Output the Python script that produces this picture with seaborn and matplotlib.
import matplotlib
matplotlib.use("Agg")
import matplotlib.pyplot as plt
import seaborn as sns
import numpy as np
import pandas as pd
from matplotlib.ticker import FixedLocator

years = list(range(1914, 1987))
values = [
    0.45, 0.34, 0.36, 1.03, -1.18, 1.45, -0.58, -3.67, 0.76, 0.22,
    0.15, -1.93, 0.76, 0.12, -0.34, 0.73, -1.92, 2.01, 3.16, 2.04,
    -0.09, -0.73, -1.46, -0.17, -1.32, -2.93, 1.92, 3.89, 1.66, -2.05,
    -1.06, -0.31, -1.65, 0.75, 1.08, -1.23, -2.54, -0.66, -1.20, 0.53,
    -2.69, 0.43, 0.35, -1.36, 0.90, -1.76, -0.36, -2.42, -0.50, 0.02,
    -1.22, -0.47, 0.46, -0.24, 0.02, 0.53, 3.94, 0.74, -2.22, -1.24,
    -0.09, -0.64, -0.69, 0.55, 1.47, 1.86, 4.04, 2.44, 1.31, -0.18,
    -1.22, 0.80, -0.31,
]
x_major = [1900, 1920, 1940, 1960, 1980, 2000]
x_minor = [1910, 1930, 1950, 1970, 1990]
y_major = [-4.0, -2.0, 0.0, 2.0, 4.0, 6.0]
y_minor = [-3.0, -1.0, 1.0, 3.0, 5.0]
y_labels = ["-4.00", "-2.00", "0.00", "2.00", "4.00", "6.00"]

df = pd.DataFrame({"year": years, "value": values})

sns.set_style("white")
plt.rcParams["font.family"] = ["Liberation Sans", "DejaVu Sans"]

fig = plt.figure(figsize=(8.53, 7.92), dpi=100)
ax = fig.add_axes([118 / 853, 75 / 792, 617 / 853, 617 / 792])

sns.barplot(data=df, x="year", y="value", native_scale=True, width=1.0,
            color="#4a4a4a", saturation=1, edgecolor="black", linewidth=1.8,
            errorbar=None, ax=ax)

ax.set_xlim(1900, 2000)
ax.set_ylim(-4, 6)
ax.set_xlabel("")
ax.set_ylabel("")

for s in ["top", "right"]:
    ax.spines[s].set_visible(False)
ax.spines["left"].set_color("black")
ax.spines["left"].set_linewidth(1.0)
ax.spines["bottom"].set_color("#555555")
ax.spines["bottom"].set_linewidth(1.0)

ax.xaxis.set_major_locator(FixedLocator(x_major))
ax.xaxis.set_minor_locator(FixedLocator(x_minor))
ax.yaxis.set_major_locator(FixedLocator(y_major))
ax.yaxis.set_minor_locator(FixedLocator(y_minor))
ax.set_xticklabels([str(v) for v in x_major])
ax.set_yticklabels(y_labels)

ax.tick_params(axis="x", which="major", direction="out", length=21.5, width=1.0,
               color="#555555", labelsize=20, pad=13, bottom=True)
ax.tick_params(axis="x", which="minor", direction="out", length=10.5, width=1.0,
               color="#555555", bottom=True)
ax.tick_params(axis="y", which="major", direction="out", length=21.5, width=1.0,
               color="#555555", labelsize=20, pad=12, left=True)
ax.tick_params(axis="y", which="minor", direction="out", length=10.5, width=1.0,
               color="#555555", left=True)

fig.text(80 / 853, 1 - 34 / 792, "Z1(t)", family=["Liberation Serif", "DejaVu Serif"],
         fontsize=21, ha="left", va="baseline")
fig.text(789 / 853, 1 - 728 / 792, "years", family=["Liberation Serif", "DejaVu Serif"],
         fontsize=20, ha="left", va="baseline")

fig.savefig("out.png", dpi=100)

> [WHAT YOU SHOULD DO] Repeat the lines above exactly.

> [TASK RESULT]
Output the Python script that produces this picture with seaborn and matplotlib.
import matplotlib
matplotlib.use("Agg")
import matplotlib.pyplot as plt
import seaborn as sns
import numpy as np
import pandas as pd
from matplotlib.ticker import FixedLocator

years = list(range(1914, 1987))
values = [
    0.45, 0.34, 0.36, 1.03, -1.18, 1.45, -0.58, -3.67, 0.76, 0.22,
    0.15, -1.93, 0.76, 0.12, -0.34, 0.73, -1.92, 2.01, 3.16, 2.04,
    -0.09, -0.73, -1.46, -0.17, -1.32, -2.93, 1.92, 3.89, 1.66, -2.05,
    -1.06, -0.31, -1.65, 0.75, 1.08, -1.23, -2.54, -0.66, -1.20, 0.53,
    -2.69, 0.43, 0.35, -1.36, 0.90, -1.76, -0.36, -2.42, -0.50, 0.02,
    -1.22, -0.47, 0.46, -0.24, 0.02, 0.53, 3.94, 0.74, -2.22, -1.24,
    -0.09, -0.64, -0.69, 0.55, 1.47, 1.86, 4.04, 2.44, 1.31, -0.18,
    -1.22, 0.80, -0.31,
]
x_major = [1900, 1920, 1940, 1960, 1980, 2000]
x_minor = [1910, 1930, 1950, 1970, 1990]
y_major = [-4.0, -2.0, 0.0, 2.0, 4.0, 6.0]
y_minor = [-3.0, -1.0, 1.0, 3.0, 5.0]
y_labels = ["-4.00", "-2.00", "0.00", "2.00", "4.00", "6.00"]

df = pd.DataFrame({"year": years, "value": values})

sns.set_style("white")
plt.rcParams["font.family"] = ["Liberation Sans", "DejaVu Sans"]

fig = plt.figure(figsize=(8.53, 7.92), dpi=100)
ax = fig.add_axes([118 / 853, 75 / 792, 617 / 853, 617 / 792])

sns.barplot(data=df, x="year", y="value", native_scale=True, width=1.0,
            color="#4a4a4a", saturation=1, edgecolor="black", linewidth=1.8,
            errorbar=None, ax=ax)

ax.set_xlim(1900, 2000)
ax.set_ylim(-4, 6)
ax.set_xlabel("")
ax.set_ylabel("")

for s in ["top", "right"]:
    ax.spines[s].set_visible(False)
ax.spines["left"].set_color("black")
ax.spines["left"].set_linewidth(1.0)
ax.spines["bottom"].set_color("#555555")
ax.spines["bottom"].set_linewidth(1.0)

ax.xaxis.set_major_locator(FixedLocator(x_major))
ax.xaxis.set_minor_locator(FixedLocator(x_minor))
ax.yaxis.set_major_locator(FixedLocator(y_major))
ax.yaxis.set_minor_locator(FixedLocator(y_minor))
ax.set_xticklabels([str(v) for v in x_major])
ax.set_yticklabels(y_labels)

ax.tick_params(axis="x", which="major", direction="out", length=21.5, width=1.0,
               color="#555555", labelsize=20, pad=13, bottom=True)
ax.tick_params(axis="x", which="minor", direction="out", length=10.5, width=1.0,
               color="#555555", bottom=True)
ax.tick_params(axis="y", which="major", direction="out", length=21.5, width=1.0,
               color="#555555", labelsize=20, pad=12, left=True)
ax.tick_params(axis="y", which="minor", direction="out", length=10.5, width=1.0,
               color="#555555", left=True)

fig.text(80 / 853, 1 - 34 / 792, "Z1(t)", family=["Liberation Serif", "DejaVu Serif"],
         fontsize=21, ha="left", va="baseline")
fig.text(789 / 853, 1 - 728 / 792, "years", family=["Liberation Serif", "DejaVu Serif"],
         fontsize=20, ha="left", va="baseline")

fig.savefig("out.png", dpi=100)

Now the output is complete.